Entries with chart source code
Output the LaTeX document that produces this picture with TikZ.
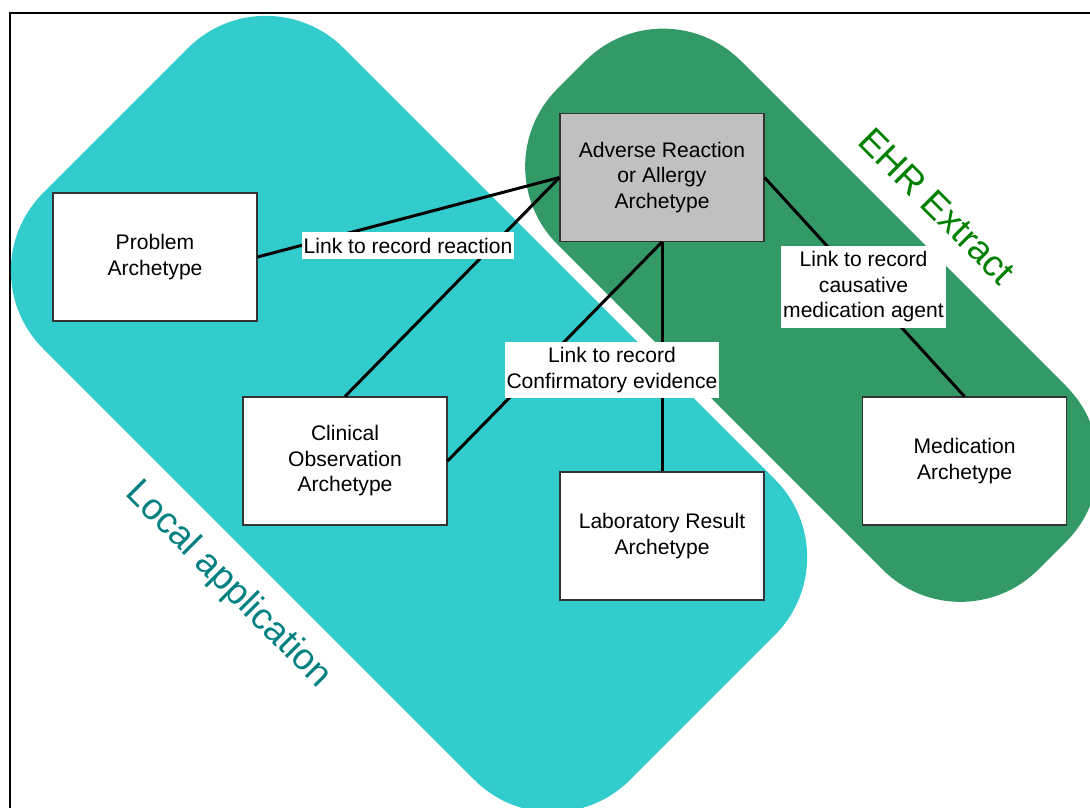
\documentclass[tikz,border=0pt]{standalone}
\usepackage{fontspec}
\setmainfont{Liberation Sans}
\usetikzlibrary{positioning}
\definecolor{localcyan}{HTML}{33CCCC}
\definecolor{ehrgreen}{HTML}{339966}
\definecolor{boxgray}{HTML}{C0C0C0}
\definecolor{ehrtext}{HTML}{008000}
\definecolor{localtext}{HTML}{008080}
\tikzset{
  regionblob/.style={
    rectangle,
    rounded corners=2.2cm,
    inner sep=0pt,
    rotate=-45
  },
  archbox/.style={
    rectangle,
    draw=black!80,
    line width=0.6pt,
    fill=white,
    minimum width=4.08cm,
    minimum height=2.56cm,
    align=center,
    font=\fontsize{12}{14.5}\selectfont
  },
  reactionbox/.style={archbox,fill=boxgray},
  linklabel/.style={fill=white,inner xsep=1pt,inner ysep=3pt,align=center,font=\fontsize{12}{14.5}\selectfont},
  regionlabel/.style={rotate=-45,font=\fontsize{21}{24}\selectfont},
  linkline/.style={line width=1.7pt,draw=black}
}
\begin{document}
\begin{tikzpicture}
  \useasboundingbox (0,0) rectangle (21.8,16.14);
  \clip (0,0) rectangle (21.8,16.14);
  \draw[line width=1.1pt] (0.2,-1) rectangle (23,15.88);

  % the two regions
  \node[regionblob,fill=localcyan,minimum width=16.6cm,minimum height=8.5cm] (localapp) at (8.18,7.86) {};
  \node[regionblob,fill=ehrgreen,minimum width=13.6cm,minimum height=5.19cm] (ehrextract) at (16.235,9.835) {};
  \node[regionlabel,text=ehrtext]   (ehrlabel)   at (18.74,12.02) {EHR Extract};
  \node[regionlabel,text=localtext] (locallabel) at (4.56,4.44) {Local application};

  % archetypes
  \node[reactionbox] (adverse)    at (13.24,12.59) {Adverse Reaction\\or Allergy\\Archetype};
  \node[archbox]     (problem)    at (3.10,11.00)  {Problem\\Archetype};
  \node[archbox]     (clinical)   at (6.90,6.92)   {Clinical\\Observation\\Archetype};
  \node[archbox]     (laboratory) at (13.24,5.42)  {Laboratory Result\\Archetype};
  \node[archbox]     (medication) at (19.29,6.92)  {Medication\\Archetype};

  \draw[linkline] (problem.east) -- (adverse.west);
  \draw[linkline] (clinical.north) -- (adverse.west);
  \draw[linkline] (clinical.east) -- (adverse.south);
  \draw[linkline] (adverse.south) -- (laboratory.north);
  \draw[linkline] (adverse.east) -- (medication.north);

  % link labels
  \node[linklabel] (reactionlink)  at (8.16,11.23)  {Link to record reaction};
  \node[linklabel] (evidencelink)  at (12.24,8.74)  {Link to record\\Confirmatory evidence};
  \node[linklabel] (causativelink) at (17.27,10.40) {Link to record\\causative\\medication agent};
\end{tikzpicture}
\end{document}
--
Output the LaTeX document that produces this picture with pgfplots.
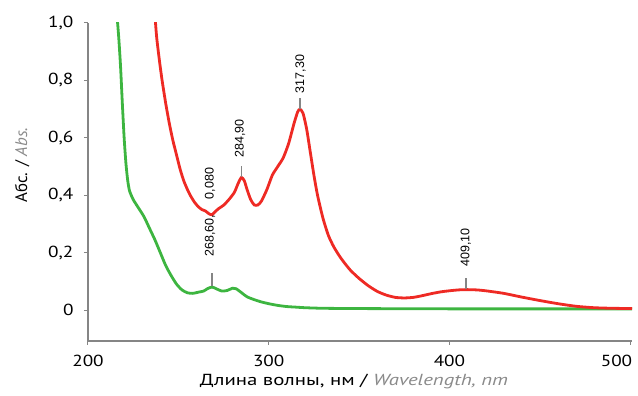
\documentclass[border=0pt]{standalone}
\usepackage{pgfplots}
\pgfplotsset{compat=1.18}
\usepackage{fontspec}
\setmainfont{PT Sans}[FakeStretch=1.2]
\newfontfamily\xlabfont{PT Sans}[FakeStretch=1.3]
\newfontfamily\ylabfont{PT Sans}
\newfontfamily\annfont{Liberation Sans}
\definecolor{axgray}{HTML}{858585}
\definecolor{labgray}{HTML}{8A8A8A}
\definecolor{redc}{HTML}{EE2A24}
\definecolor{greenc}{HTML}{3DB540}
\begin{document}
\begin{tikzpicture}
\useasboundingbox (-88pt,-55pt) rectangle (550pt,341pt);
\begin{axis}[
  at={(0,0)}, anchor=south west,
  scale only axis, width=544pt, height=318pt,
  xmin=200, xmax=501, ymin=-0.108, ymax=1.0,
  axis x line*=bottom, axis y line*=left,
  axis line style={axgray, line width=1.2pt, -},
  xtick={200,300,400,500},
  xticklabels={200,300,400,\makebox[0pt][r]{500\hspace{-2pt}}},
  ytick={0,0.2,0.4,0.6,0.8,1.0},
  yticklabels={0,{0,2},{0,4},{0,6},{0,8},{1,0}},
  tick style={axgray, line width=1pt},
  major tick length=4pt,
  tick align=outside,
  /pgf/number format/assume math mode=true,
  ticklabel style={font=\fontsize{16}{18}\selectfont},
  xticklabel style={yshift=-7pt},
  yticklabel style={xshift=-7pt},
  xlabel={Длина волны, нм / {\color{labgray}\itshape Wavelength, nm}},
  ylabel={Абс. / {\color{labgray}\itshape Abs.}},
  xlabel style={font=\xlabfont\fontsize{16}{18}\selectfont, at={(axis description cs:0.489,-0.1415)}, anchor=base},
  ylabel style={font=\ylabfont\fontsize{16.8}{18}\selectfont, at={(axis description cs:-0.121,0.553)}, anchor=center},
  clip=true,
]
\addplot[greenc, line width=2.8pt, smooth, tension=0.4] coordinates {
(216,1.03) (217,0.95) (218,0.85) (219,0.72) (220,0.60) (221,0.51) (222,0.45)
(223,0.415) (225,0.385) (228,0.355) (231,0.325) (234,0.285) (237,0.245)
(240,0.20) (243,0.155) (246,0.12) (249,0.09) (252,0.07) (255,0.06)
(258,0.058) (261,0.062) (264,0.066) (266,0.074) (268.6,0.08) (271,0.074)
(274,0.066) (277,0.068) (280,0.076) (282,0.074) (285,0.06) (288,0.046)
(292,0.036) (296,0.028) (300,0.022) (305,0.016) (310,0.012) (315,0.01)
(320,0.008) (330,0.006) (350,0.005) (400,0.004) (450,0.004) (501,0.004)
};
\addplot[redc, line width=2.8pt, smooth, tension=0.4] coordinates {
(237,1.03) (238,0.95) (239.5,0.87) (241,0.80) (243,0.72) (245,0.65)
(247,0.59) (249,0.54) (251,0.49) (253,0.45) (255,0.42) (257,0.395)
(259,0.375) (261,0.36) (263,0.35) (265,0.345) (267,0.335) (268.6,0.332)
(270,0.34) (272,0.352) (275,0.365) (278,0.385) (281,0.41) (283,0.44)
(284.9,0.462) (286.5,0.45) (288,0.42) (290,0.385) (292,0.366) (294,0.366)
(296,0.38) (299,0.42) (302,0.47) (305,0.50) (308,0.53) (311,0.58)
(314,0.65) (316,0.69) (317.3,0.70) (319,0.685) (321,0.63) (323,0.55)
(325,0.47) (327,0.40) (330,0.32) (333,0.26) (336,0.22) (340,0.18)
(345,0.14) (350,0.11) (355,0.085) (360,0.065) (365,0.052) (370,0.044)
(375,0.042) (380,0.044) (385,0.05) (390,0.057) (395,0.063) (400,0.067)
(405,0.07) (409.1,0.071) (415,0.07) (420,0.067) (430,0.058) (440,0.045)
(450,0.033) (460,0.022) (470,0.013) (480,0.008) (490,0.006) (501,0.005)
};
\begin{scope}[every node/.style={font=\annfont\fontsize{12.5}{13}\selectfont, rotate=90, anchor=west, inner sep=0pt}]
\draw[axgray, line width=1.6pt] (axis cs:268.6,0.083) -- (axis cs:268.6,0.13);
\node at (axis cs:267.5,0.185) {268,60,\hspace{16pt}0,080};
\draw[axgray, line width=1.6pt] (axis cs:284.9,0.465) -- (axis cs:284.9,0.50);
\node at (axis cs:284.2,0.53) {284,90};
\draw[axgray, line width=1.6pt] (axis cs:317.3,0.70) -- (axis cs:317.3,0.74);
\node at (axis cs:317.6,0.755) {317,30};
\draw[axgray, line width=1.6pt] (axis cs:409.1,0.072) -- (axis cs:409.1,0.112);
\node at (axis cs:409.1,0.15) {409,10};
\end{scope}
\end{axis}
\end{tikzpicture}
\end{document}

OBJECTIVE: All lines above starting at the one with "Output the LaTeX document that produces this picture with TikZ." and ending at the one with "(medication) at (19.29,6.92)", inclusive, are to be printed again exactly, with the pictures left out.

FINAL RESULT:
Output the LaTeX document that produces this picture with TikZ.
\documentclass[tikz,border=0pt]{standalone}
\usepackage{fontspec}
\setmainfont{Liberation Sans}
\usetikzlibrary{positioning}
\definecolor{localcyan}{HTML}{33CCCC}
\definecolor{ehrgreen}{HTML}{339966}
\definecolor{boxgray}{HTML}{C0C0C0}
\definecolor{ehrtext}{HTML}{008000}
\definecolor{localtext}{HTML}{008080}
\tikzset{
  regionblob/.style={
    rectangle,
    rounded corners=2.2cm,
    inner sep=0pt,
    rotate=-45
  },
  archbox/.style={
    rectangle,
    draw=black!80,
    line width=0.6pt,
    fill=white,
    minimum width=4.08cm,
    minimum height=2.56cm,
    align=center,
    font=\fontsize{12}{14.5}\selectfont
  },
  reactionbox/.style={archbox,fill=boxgray},
  linklabel/.style={fill=white,inner xsep=1pt,inner ysep=3pt,align=center,font=\fontsize{12}{14.5}\selectfont},
  regionlabel/.style={rotate=-45,font=\fontsize{21}{24}\selectfont},
  linkline/.style={line width=1.7pt,draw=black}
}
\begin{document}
\begin{tikzpicture}
  \useasboundingbox (0,0) rectangle (21.8,16.14);
  \clip (0,0) rectangle (21.8,16.14);
  \draw[line width=1.1pt] (0.2,-1) rectangle (23,15.88);

  % the two regions
  \node[regionblob,fill=localcyan,minimum width=16.6cm,minimum height=8.5cm] (localapp) at (8.18,7.86) {};
  \node[regionblob,fill=ehrgreen,minimum width=13.6cm,minimum height=5.19cm] (ehrextract) at (16.235,9.835) {};
  \node[regionlabel,text=ehrtext]   (ehrlabel)   at (18.74,12.02) {EHR Extract};
  \node[regionlabel,text=localtext] (locallabel) at (4.56,4.44) {Local application};

  % archetypes
  \node[reactionbox] (adverse)    at (13.24,12.59) {Adverse Reaction\\or Allergy\\Archetype};
  \node[archbox]     (problem)    at (3.10,11.00)  {Problem\\Archetype};
  \node[archbox]     (clinical)   at (6.90,6.92)   {Clinical\\Observation\\Archetype};
  \node[archbox]     (laboratory) at (13.24,5.42)  {Laboratory Result\\Archetype};
  \node[archbox]     (medication) at (19.29,6.92)  {Medication\\Archetype};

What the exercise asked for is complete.